Doing object recognition quickly, reliably, and effectively to find meaning in images remains a big, hairy, unsolved research problem, and probably will be for some time, but, if Jitendra is correct, it is the only way to make significant progress in image search.

6 comments:

Ricardo N. Cabral said...

Stuff that Numenta (http://www.numenta.com/) has been doing with hierarchical temporal memory seems to me the way to go for human-like vision/object recognition

jeremy said...

I'm totally pro-content-based methods.

In principle, tagging can solve many of these issues. In practice it never will. That's because the effort required to tag images with the intentionality or the granularity that you need will never outpace the rate at which images are created.

Suppose for example that someone does tag a photo with the tag "fish", and you are looking for photos of "fish". Well, what if you also want to specify type of fish? Or color of fish? Or orientation of the fish within the image? Or the thinness or the fatness of the fish?

All of these things are possible to describe in tags. But I seriously doubt that most, if not asymptotically all, photos in the world will ever get that many tags applied to them.

I disagree with Jitendra that more tagging will not solve this problem. I think that more tagging *would* actually solve this problem.
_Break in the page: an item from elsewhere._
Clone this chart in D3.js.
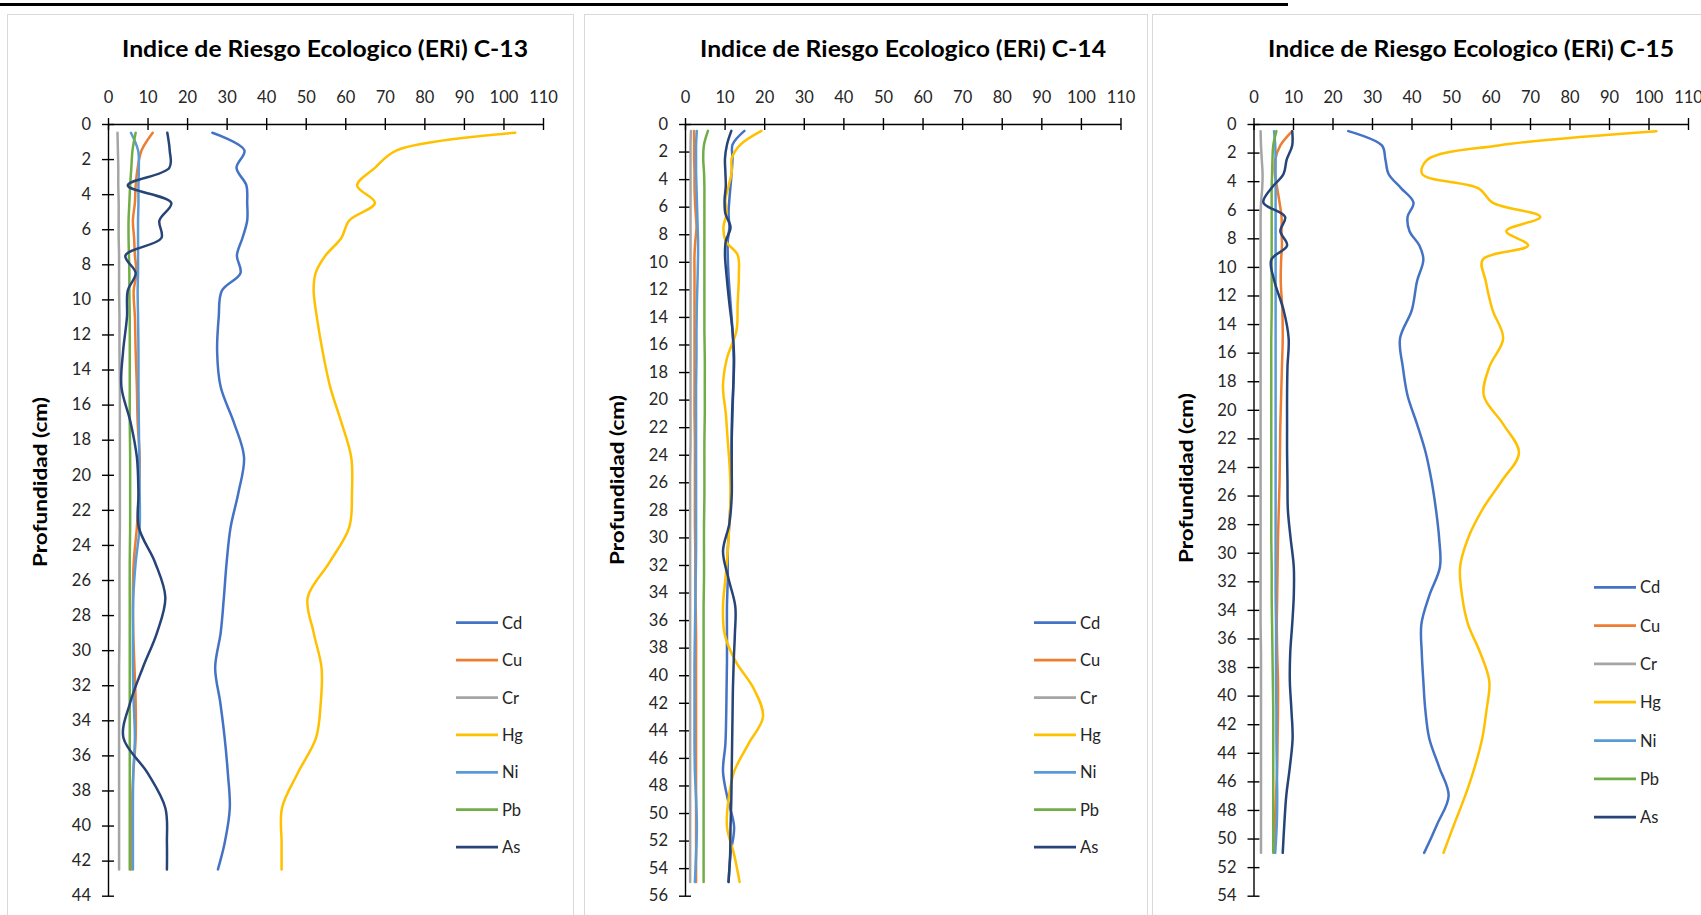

The issue, though, is whether you'll ever get enough effort to actually annotate every single image with all these tags.

Again, the answer is no, simply because all those attributes of the image are too far down the "long tail of effort", meaning that you'll never actually get enough people describing enough things about the image, for enough images.

What does Jitendra estimate, 30k attributes PER IMAGE? Let's suppose it is even 500, rather than 30,000. You'll never get that many tags for most images.

So the net effect or outcome is the same.. tags won't get you there.

The rate at which the number of photographs in the world appear far exceeds the rate at which new taggers appear, or even the rate at which old taggers continue to play tag labeling games.

You need content-based methods.

Greg Linden said...

Hi, Jeremy. Just to clarify, I meant that Jitendra said 30k parts in the visual model (across all possible images), not per image, but I don't think that detracts from your point.

Toby DiPasquale said...

I would agree with Ricardo save for one point: while Numenta appears to have a handle on the "partonomy" part of the equation (with their concept of "invariant representations"), the query model for an HTM is a big mismatch with current Web search query interfaces. To query an HTM, you need to give it some form of the thing you're looking for (in part, in whole but deformed, etc). This would seem to be at odds with the keyword-based search that is most popular today and would be a significant hurdle into introducing HTM-based image search for general purpose consumption on a site like Flickr or Google. I remain hopeful, however, as some of the results people are getting with Numenta's stuff are encouraging.

jeremy said...

Yes, my mistake. The model has 30k, not every single image.

But yes, every single image still requires more than the couple of dozen tags than you get using the ESP game to label and image. Especially if you want any sort of granularity at all.

And you absolutely need this granularity. I just did a search for "fish" on Flickr. There are 2.29 million images with this tag. And this isn't even the whole web!

mb said...

Greg, I'd love to hear your thoughts on the face-recognition feature Google released this week in their PicasaWeb app.

Works amazingly well for me, distinguishing between members of my family with similar facial features. Works regardless of lighting, hairstyle, hair color, hats, 3/4 profile, etc.